A 10-under-par 61 beat his previous lowest score on the European Tour by six shots and gave Johnston a one-shot lead over France’s Julien Guerrier on a day of typically low scoring at Dom Pedro Victoria Golf Course in Vilamoura.

“I had no idea,” Johnston said when asked if a 59 had been in his sights. “I thought it was a par 72, but I was obviously trying to hole the putt on 17 for eagle but left it a little bit short before making a nice par on the last.”

“I told my coach that I was swinging it as good as I have. My game feels as it is really trending in the right direction and, more importantly, I have really improved mentally. I wouldn’t say I felt a round like this has been coming, but I have been playing well.

“With the rough out there it was nice to keep the bogeys off the card.
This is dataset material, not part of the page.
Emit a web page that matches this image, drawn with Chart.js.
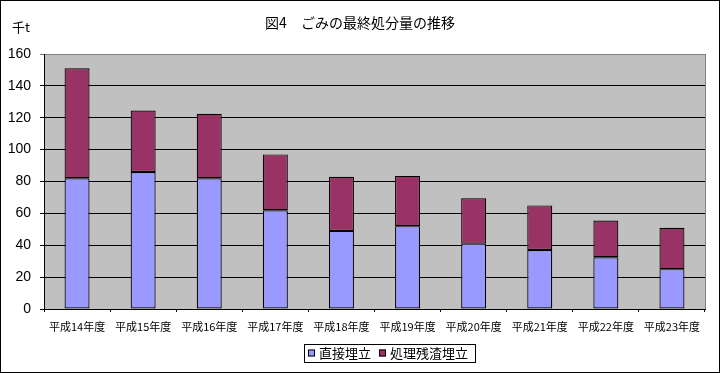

I saved well when I needed to, holing a lot of good putts out there, and I am delighted with the 10 birdies.”

Guerrier carded nine birdies in his bogey-free 62, with England’s Laurie Canter two shots further back following a 64.

“I think this is my fifth time playing here and the biggest shame is there is usually quite a big cohort from Bath who come and watch,” Canter said.

“I’ve got a couple of really good mates that come along, they come along every year and they love it so they’ll be gutted, especially as I’ve started playing all right.”

Pre-tournament favourite Tommy Fleetwood carded a three-under-par 68 containing five birdies and two bogeys, the last of which came following an uncharacteristic hooked drive into the water on the 18th.

“The back nine was probably the best I’ve hit my irons for a long time,” Fleetwood said.

“I practised putting late last night and the green was burnt to a crisp and I think that put me off a little bit. I thought they were going to be rapid and at times I was a little bit weak with my pace.

“Overall I was happy. I had a dodgy spell and then started hitting it well and had chances. The course is a different test to what it’s always been. I drove it great, ignoring the one on the last, and gave myself a lot of chances.”

Defending champion Steven Brown matched Fleetwood’s 68.